**WRITTEN PROBLEM**
Every line from the top of the records through the line containing "import plotly.graph_objects as go" should be retyped exactly; the pictures should not.
─── GIVEN RECORDS
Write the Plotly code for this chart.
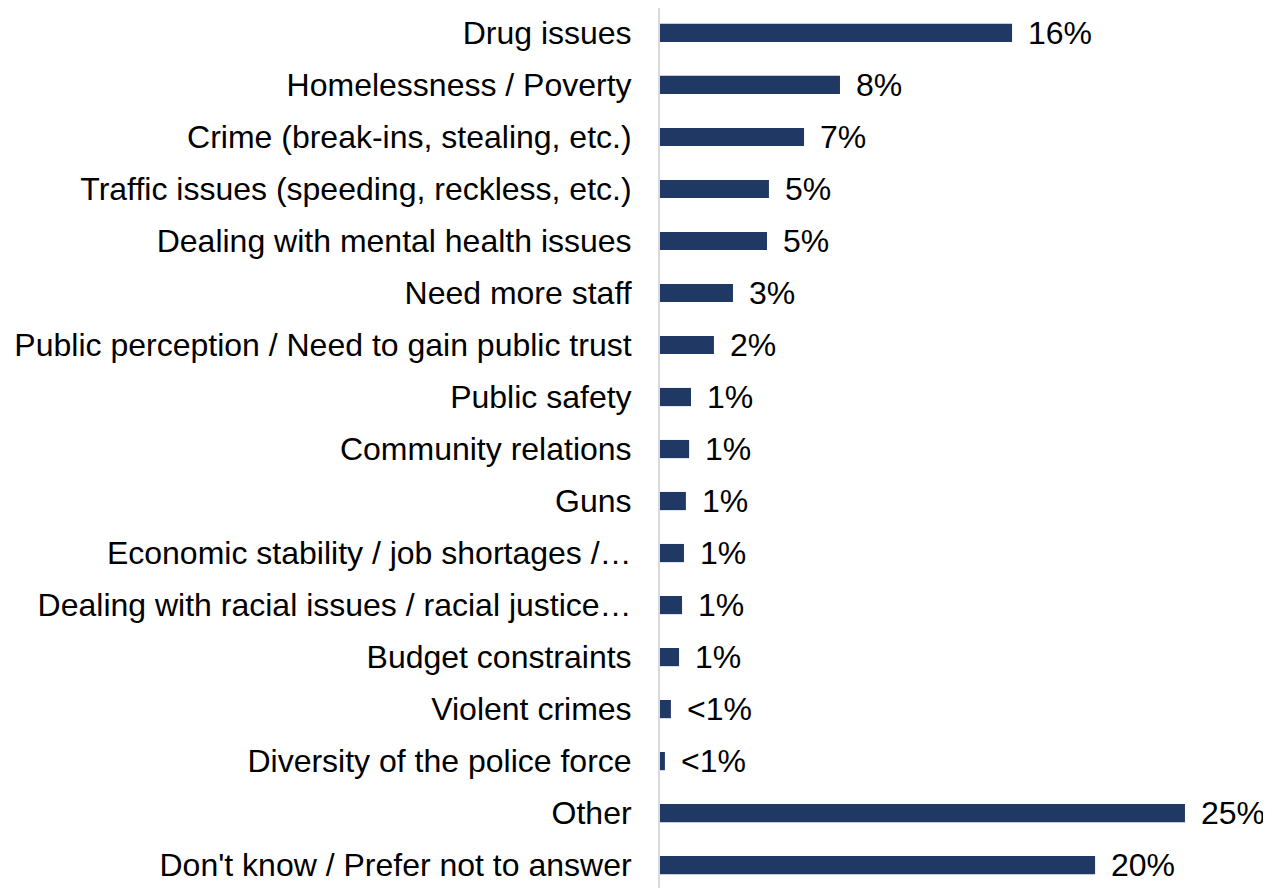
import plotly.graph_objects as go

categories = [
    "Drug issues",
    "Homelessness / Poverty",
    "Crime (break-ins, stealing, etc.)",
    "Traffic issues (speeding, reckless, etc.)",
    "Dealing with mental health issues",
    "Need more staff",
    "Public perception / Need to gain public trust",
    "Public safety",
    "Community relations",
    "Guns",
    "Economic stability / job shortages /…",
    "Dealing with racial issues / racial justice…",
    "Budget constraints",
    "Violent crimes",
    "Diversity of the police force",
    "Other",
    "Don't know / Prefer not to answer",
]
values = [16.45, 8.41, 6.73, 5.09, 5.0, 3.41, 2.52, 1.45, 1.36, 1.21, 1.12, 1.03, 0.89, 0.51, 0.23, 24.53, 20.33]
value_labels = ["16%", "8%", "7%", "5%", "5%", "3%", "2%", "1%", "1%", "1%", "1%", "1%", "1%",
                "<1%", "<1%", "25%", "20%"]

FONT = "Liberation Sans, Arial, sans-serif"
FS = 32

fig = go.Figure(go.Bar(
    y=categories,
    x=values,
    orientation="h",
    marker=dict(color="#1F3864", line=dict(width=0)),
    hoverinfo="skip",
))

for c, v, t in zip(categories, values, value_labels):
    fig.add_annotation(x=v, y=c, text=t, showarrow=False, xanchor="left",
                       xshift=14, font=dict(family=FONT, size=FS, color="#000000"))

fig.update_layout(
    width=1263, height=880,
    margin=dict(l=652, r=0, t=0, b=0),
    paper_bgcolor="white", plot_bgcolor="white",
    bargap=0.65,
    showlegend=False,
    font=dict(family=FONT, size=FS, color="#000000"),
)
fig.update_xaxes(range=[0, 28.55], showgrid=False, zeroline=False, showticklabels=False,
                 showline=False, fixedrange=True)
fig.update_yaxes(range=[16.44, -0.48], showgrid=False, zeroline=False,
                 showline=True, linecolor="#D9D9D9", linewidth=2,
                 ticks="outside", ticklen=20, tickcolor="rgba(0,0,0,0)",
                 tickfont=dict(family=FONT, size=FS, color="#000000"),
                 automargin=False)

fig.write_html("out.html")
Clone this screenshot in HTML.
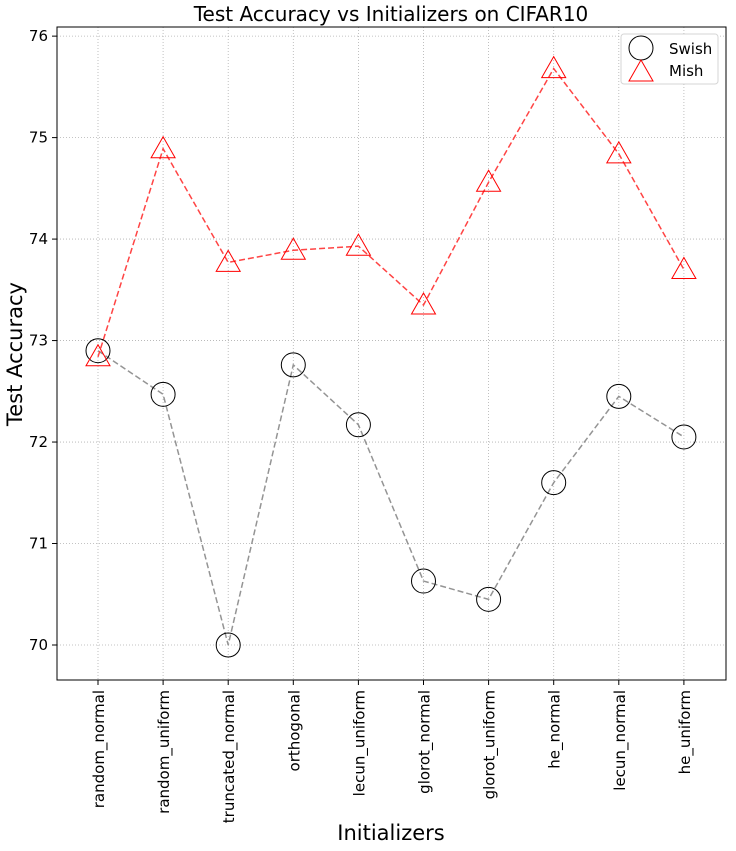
──────
**EXPECTED OUTPUT**
Write the Plotly code for this chart.
import plotly.graph_objects as go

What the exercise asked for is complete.